Звук дождя ночью в детстве.
Тихо проснуться в середине ночи и услышать дождь. Улыбнуться тому, что скоро будет громкое утро, солнце, мокрая трава, босые ноги… И снова – заснуть.
То единственное, неповторимое, дачное, подмосковное, что солнечно-светлой, зыбкой аурой окружало речные пляжи, волейбольные площадки и пятачки перед пахнущими керосином и дешевым печеньем магазинами, что слышалось в голосах, перекличках и смехе, в шуршании велосипедных шин по дорожкам, усыпанным хвоей, и шаркании подошв по доскам танцевального круга, что чувствовалось на запах, цвет и вкус, что было, да сплыло.
Деревянная веранда, вся застекленная, с фонарем, вечернее солнце, и флоксы, флоксы, флоксы – имя: флоксы, отчасти похожее на табличку врача-отоларинголога, – запах флоксов и медленный, густой, низко и тяжко стелющийся над теплой и сырой вечерней землей белый – молочный, туманный – запах табака.
Помню с невероятной ясностью, как вечером в дачной местности Загорянка мой двоюродный брат, красавец Женя Дмитриев, тогда еще юноша, нес меня на дачу, после того как меня помыли где-то на другой даче, потому что у нас, видимо, не было для этого теплой воды. Помню даже ощущение восторга, когда я, сидя у него верхом на шее, касаюсь босыми ножками его груди и держусь за черноволосую голову… И при этом я как будто смотрю со стороны на это освещенное дачным электричеством мгновение подмосковной жизни 46-го года.

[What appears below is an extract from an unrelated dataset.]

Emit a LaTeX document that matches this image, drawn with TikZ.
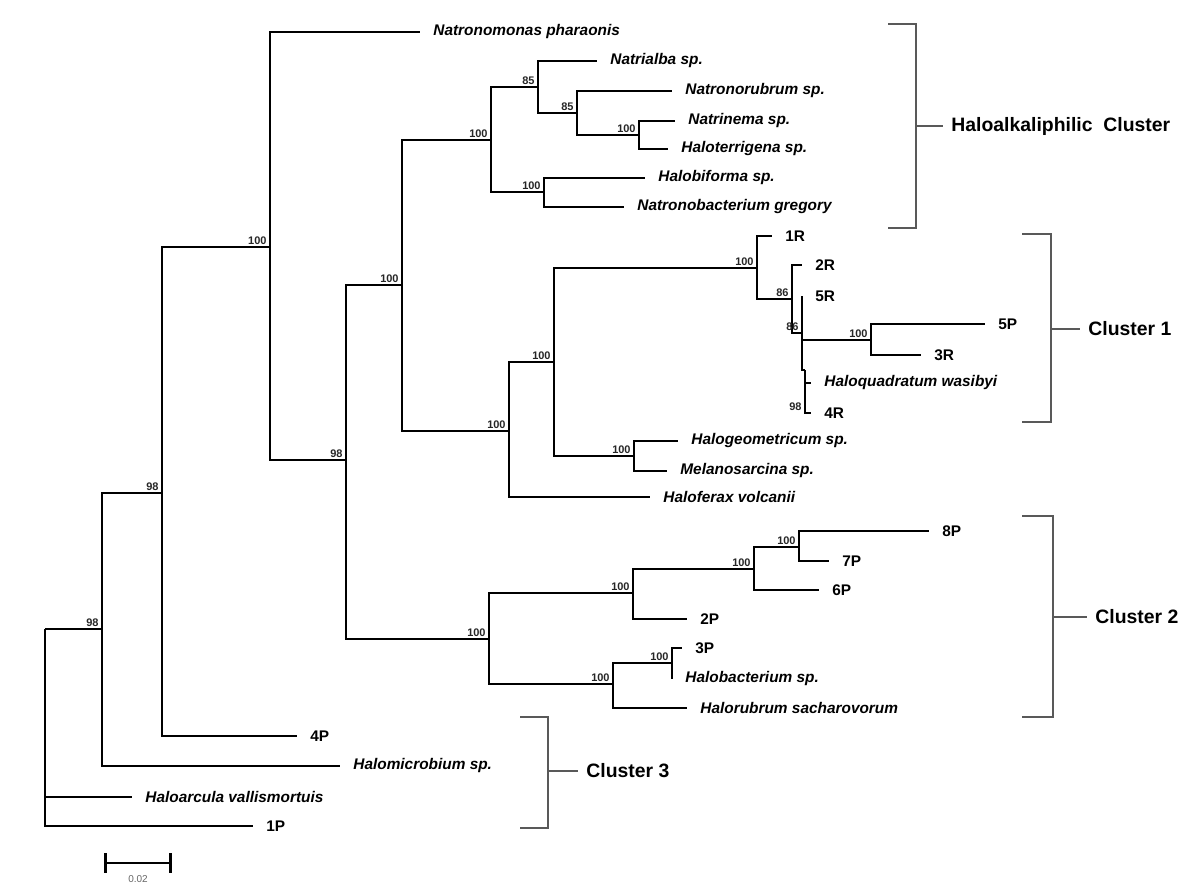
\documentclass[tikz,border=0pt]{standalone}
\usepackage{fontspec}
\setmainfont{Liberation Sans}
\usetikzlibrary{positioning}

\begin{document}
\begin{tikzpicture}[x=0.5pt, y=-0.5pt,  % one unit = one pixel of the figure, y downwards
    branch/.style={line width=1.4pt},
    taxon/.style={anchor=west, inner xsep=6.5pt, inner ysep=0pt, font=\fontsize{7.7}{8}\selectfont\bfseries\itshape},
    isolate/.style={taxon, font=\fontsize{7.7}{8}\selectfont\bfseries},
    boot/.style={anchor=south east, inner xsep=1.5pt, inner ysep=1.2pt, text=black!85, font=\fontsize{5.5}{6}\selectfont\bfseries},
    bracket/.style={line width=1pt, draw=black!65},
    cluster/.style={inner sep=0pt, font=\fontsize{9.7}{11}\selectfont\bfseries}]
    \useasboundingbox (0,0) rectangle (1200,891);  % fixes the margins

    % leaves
    \node[taxon] (natronomonas) at (420,32) {Natronomonas pharaonis};
    \node[taxon] (natrialba) at (597,61) {Natrialba sp.};
    \node[taxon] (natronorubrum) at (672,91) {Natronorubrum sp.};
    \node[taxon] (natrinema) at (675,121) {Natrinema sp.};
    \node[taxon] (haloterrigena) at (668,149) {Haloterrigena sp.};
    \node[taxon] (halobiforma) at (645,178) {Halobiforma sp.};
    \node[taxon] (natronobacterium) at (624,207) {Natronobacterium gregory};
    \node[isolate] (r1) at (772,236) {1R};
    \node[isolate] (r2) at (802,265) {2R};
    \node[isolate] (r5) at (802,296) {5R};
    \node[isolate] (p5) at (985,324) {5P};
    \node[isolate] (r3) at (921,355) {3R};
    \node[taxon] (haloquadratum) at (811,383) {Haloquadratum wasibyi};
    \node[isolate] (r4) at (811,413) {4R};
    \node[taxon] (halogeometricum) at (678,441) {Halogeometricum sp.};
    \node[taxon] (melanosarcina) at (667,471) {Melanosarcina sp.};
    \node[taxon] (haloferax) at (650,497) {Haloferax volcanii};
    \node[isolate] (p8) at (929,531) {8P};
    \node[isolate] (p7) at (829,561) {7P};
    \node[isolate] (p6) at (819,590) {6P};
    \node[isolate] (p2) at (687,619) {2P};
    \node[isolate] (p3) at (682,648) {3P};
    \node[taxon] (halobacterium) at (672,679) {Halobacterium sp.};
    \node[taxon] (halorubrum) at (687,708) {Halorubrum sacharovorum};
    \node[isolate] (p4) at (297,736) {4P};
    \node[taxon] (halomicrobium) at (340,766) {Halomicrobium sp.};
    \node[taxon] (haloarcula) at (132,797) {Haloarcula vallismortuis};
    \node[isolate] (p1) at (253,826) {1P};

    % inner nodes
    \coordinate (root) at (45,629);
    \coordinate (nA) at (102,629);
    \coordinate (nB) at (162,493);
    \coordinate (nC) at (270,247);
    \coordinate (nD) at (346,460);
    \coordinate (nE) at (402,285);
    \coordinate (nF) at (491,140);
    \coordinate (nG) at (538,87);
    \coordinate (nH) at (577,113);
    \coordinate (nI) at (639,135);
    \coordinate (nJ) at (544,192);
    \coordinate (nK) at (509,431);
    \coordinate (nL) at (554,362);
    \coordinate (nM) at (634,456);
    \coordinate (nN) at (757,268);
    \coordinate (nO) at (792,299);
    \coordinate (nP) at (802,333);
    \coordinate (nQ) at (871,340);
    \coordinate (nR) at (805,370);
    \coordinate (nS) at (489,639);
    \coordinate (nT) at (633,593);
    \coordinate (nU) at (613,684);
    \coordinate (nV) at (754,569);
    \coordinate (nW) at (799,547);
    \coordinate (nX) at (672,663);

    % branches
    \foreach \p/\c in {root/nA, root/haloarcula.west, root/p1.west,
        nA/nB, nA/halomicrobium.west, nB/nC, nB/p4.west,
        nC/natronomonas.west, nC/nD, nD/nE, nD/nS, nE/nF, nE/nK,
        nF/nG, nF/nJ, nG/natrialba.west, nG/nH,
        nH/natronorubrum.west, nH/nI, nI/natrinema.west, nI/haloterrigena.west,
        nJ/halobiforma.west, nJ/natronobacterium.west,
        nK/nL, nK/haloferax.west, nL/nN, nL/nM,
        nM/halogeometricum.west, nM/melanosarcina.west,
        nN/r1.west, nN/nO, nO/r2.west, nO/nP,
        nP/r5.west, nP/nQ, nP/nR, nQ/p5.west, nQ/r3.west,
        nR/haloquadratum.west, nR/r4.west,
        nS/nT, nS/nU, nT/nV, nT/p2.west, nV/nW, nV/p6.west,
        nW/p8.west, nW/p7.west, nU/nX, nU/halorubrum.west,
        nX/p3.west, nX/halobacterium.west}
        \draw[branch] (\p) |- (\c);

    % bootstrap values
    \foreach \n/\v in {nA/98, nB/98, nC/100, nD/98, nE/100, nF/100, nG/85,
        nH/85, nI/100, nJ/100, nK/100, nL/100, nM/100, nN/100, nO/86,
        nP/86, nQ/100, nS/100, nT/100, nU/100, nV/100, nW/100, nX/100}
        \node[boot] (b\n) at (\n) {\v};
    \node[boot] (bnR) at (nR |- r4.west) {98};

    % clusters
    \foreach \k/\xa/\xb/\ya/\yb/\ym/\xt/\txt in {
        alk/888/916/24/228/126/943/Haloalkaliphilic~~Cluster,
        one/1022/1051/234/422/329/1080/Cluster 1,
        two/1022/1053/516/717/617/1087/Cluster 2,
        three/520/548/717/828/771/578/Cluster 3} {
        \draw[bracket] (\xa,\ya) -- (\xb,\ya) -- (\xb,\yb) -- (\xa,\yb);
        \coordinate (tick\k) at (\xt,\ym);
        \draw[bracket] (\xb,\ym) -- (tick\k);
        \node[cluster, right=4pt of tick\k] (lab\k) {\txt};
    }

    % scale bar
    \coordinate (sbL) at (104,863);
    \coordinate (sbR) at (172,863);
    \draw[branch, |-|] (sbL) -- (sbR);
    \node[text=black!60, font=\fontsize{5}{6}\selectfont] (sbval) at (138,879) {0.02};
\end{tikzpicture}
\end{document}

Чудеса, да и только. Вдруг, сидя за компьютером, вспомнил – ощутил – летний день в деревне – мне семь лет… Внутреннее чувство, имеющее совершенно реальную, но неуловимую форму. Ведь было, было! И я был! Низко, в траве, под солнцем, на поляне… И какие-то ямки, колышки…
В середине лета – на даче – бывает такой желтый зеленый свет – цвет? – цветосвет – светоцвет… И он же – звук – светозвук – золотое гудение… И еще были вишни, все дерево в черных вишнях… В середине лета бывают спелые вишни? Все равно, тогда были. И еще была мама. И брат, подросток с голубыми глазами. В середине лета. В начале жизни.
Я еще помню… Но в тот момент, как я умру, эта линия памяти – часть памяти мировой – оборвется навсегда и безвозвратно.
А уж если уплывать, то не морем, да здравствует его красота, а по реке. Ведь и приплыл тоже – в эту жизнь – по реке. Голышом. Ранним утром. По неширокой деревенской речке в зеленых берегах и с очень чистой водой. Пусть и вода тоже, как и берега, будет зеленой от тихо падающей в нее хвои.